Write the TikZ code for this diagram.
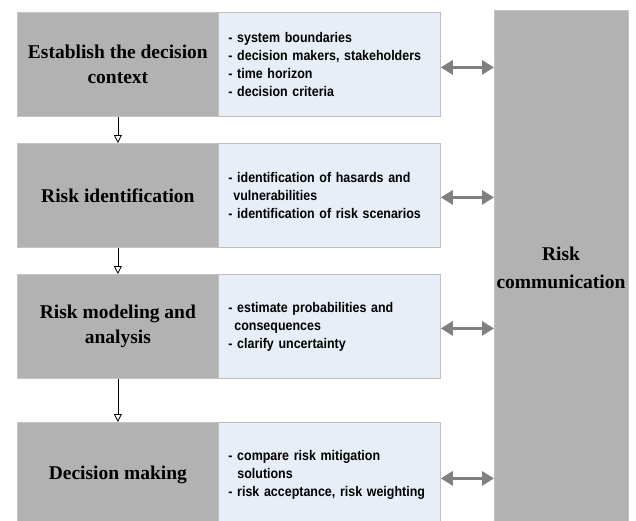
★ ★ ★
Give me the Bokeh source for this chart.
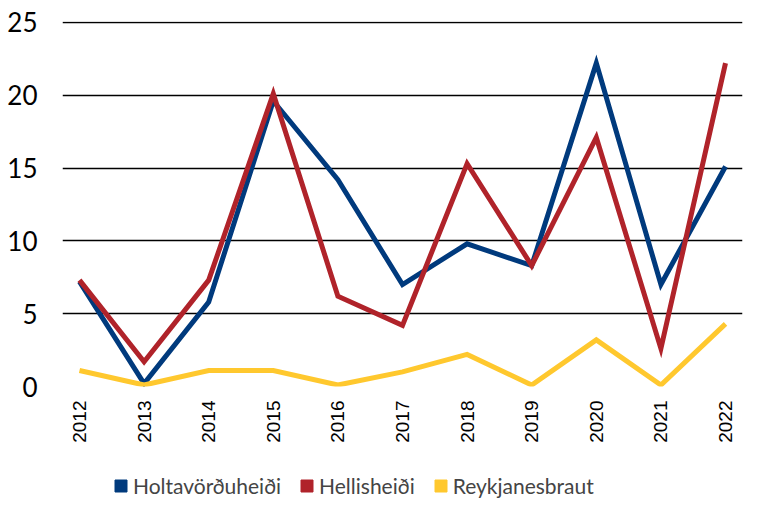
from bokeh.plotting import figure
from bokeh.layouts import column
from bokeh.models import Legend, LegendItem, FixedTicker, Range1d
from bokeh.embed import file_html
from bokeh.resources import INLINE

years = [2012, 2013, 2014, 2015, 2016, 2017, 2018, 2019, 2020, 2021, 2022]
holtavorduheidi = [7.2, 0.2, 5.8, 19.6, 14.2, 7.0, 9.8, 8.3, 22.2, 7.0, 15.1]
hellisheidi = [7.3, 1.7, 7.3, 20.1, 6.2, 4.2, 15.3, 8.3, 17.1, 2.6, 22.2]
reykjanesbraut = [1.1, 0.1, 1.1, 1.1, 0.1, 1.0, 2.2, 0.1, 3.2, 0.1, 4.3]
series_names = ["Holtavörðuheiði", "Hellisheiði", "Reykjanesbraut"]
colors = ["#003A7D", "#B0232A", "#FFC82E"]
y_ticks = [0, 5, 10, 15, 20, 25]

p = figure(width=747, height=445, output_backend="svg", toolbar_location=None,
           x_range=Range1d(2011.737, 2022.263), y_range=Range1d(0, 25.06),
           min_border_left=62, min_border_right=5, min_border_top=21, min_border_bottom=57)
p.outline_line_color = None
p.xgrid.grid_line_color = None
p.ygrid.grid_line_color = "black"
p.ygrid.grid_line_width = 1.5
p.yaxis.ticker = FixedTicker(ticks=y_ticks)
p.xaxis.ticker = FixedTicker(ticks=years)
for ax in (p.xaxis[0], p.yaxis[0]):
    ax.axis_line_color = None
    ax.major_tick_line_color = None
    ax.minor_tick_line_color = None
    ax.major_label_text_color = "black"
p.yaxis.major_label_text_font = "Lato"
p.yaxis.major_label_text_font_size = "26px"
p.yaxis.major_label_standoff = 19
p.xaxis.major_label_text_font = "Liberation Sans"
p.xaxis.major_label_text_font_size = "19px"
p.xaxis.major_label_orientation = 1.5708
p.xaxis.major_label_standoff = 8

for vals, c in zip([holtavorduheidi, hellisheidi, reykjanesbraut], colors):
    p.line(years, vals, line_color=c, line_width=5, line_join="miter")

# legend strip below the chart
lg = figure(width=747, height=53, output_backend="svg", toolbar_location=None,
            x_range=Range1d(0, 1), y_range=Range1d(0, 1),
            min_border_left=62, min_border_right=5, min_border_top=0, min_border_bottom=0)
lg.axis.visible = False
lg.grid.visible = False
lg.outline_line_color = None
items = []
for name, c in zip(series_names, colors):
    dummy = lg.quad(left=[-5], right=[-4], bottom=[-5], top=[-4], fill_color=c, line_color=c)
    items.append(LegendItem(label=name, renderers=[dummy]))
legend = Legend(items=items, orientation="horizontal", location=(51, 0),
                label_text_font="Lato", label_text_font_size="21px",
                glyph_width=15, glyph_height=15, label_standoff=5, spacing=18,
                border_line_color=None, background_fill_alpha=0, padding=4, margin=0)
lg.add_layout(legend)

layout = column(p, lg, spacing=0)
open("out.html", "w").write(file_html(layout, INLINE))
★ ★ ★
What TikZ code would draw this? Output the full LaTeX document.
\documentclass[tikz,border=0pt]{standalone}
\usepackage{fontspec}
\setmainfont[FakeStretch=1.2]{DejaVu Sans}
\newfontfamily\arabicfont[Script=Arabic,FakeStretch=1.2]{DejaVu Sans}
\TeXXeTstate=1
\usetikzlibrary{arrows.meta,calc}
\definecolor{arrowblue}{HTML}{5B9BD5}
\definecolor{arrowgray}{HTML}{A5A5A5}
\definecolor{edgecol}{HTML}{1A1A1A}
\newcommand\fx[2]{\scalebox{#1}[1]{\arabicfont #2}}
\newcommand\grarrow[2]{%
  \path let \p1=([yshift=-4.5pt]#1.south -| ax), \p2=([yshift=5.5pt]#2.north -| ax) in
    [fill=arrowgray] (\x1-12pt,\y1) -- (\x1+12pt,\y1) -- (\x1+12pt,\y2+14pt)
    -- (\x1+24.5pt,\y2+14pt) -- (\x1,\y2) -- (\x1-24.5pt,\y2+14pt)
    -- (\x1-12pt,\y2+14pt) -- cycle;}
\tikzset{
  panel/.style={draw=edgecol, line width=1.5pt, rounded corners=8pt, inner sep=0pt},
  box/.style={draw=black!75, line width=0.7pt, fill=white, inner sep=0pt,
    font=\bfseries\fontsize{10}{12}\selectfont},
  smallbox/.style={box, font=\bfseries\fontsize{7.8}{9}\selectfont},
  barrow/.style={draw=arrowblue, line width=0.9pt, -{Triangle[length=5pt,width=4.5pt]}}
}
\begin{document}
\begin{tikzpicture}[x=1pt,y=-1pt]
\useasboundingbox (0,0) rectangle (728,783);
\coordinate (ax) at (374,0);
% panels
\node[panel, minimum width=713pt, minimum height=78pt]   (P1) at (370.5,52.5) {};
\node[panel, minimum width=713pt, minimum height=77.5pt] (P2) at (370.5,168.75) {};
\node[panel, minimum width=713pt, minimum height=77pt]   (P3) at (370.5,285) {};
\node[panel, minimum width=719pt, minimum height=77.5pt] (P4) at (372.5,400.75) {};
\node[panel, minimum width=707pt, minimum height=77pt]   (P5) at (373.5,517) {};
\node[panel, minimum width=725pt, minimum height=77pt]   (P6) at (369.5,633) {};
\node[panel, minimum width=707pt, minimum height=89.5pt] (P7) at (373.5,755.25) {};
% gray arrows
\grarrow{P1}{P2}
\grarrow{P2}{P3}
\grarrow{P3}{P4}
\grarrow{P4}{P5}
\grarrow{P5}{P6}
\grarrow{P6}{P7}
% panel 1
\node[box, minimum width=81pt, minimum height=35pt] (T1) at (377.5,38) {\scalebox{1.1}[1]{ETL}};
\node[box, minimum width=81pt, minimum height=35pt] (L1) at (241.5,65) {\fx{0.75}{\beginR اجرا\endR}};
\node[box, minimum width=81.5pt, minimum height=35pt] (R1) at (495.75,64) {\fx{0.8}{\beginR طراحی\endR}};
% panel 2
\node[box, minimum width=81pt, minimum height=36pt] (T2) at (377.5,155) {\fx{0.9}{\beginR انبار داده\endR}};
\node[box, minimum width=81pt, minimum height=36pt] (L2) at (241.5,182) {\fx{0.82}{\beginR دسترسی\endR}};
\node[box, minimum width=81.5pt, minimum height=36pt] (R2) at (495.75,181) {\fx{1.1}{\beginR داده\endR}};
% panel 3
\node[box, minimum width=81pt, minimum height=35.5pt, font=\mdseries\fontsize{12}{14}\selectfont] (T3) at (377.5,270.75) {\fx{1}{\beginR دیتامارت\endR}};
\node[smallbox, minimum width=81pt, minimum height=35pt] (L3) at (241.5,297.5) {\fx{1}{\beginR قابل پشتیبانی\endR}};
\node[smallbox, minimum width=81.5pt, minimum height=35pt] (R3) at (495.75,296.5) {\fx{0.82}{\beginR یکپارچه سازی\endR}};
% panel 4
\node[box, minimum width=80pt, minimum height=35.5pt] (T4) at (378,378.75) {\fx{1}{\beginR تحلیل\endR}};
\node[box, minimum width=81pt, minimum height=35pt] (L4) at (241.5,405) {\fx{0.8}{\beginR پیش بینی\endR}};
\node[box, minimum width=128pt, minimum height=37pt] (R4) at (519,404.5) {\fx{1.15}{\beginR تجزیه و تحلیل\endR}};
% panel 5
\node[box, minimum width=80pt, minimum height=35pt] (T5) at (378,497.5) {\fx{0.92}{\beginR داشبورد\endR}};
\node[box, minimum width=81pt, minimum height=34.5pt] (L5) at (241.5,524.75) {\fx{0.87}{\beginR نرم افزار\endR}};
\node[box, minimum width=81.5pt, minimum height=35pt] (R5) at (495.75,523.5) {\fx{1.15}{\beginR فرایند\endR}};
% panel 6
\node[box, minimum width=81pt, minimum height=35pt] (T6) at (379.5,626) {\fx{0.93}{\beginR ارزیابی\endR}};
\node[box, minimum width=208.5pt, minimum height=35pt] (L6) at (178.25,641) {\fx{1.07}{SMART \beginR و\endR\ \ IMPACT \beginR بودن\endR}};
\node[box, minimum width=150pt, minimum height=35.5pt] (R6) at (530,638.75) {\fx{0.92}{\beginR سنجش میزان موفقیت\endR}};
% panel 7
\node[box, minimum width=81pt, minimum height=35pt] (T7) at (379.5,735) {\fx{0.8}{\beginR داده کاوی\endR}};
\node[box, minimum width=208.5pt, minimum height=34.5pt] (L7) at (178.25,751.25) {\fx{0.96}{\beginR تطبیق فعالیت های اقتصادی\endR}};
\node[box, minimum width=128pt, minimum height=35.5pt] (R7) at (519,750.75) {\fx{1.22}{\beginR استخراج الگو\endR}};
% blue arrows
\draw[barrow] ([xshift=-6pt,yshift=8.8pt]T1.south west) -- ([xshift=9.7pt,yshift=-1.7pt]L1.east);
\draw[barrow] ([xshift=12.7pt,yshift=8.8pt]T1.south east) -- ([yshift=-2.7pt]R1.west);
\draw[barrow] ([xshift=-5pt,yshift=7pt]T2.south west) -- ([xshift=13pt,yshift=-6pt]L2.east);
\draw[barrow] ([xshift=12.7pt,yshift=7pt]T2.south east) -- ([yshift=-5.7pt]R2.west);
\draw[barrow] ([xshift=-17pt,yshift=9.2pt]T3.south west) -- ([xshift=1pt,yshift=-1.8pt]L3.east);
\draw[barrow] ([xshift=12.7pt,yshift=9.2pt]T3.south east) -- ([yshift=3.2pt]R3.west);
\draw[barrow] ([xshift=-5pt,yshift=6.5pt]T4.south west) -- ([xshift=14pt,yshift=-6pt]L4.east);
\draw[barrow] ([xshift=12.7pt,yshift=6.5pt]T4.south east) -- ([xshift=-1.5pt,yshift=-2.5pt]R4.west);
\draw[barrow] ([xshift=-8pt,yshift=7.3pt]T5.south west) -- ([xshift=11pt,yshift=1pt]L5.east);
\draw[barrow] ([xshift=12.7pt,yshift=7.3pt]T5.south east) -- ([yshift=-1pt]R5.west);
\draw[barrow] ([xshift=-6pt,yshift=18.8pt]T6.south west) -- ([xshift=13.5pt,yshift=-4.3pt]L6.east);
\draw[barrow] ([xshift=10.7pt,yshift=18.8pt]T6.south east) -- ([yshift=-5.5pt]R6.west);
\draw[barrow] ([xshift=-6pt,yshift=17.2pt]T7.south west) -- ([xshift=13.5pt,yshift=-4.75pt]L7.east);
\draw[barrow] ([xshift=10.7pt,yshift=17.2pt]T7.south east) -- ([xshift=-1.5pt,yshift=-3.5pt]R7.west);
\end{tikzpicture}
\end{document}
★ ★ ★
Stated goal ->
Above are some records. Output exactly the lines from the one that contains "Give me the Bokeh source for this chart." to the one that contains "y_ticks = [0, 5, 10, 15, 20, 25]", keeping both, and omit the pictures.

Solution ->
Give me the Bokeh source for this chart.
from bokeh.plotting import figure
from bokeh.layouts import column
from bokeh.models import Legend, LegendItem, FixedTicker, Range1d
from bokeh.embed import file_html
from bokeh.resources import INLINE

years = [2012, 2013, 2014, 2015, 2016, 2017, 2018, 2019, 2020, 2021, 2022]
holtavorduheidi = [7.2, 0.2, 5.8, 19.6, 14.2, 7.0, 9.8, 8.3, 22.2, 7.0, 15.1]
hellisheidi = [7.3, 1.7, 7.3, 20.1, 6.2, 4.2, 15.3, 8.3, 17.1, 2.6, 22.2]
reykjanesbraut = [1.1, 0.1, 1.1, 1.1, 0.1, 1.0, 2.2, 0.1, 3.2, 0.1, 4.3]
series_names = ["Holtavörðuheiði", "Hellisheiði", "Reykjanesbraut"]
colors = ["#003A7D", "#B0232A", "#FFC82E"]
y_ticks = [0, 5, 10, 15, 20, 25]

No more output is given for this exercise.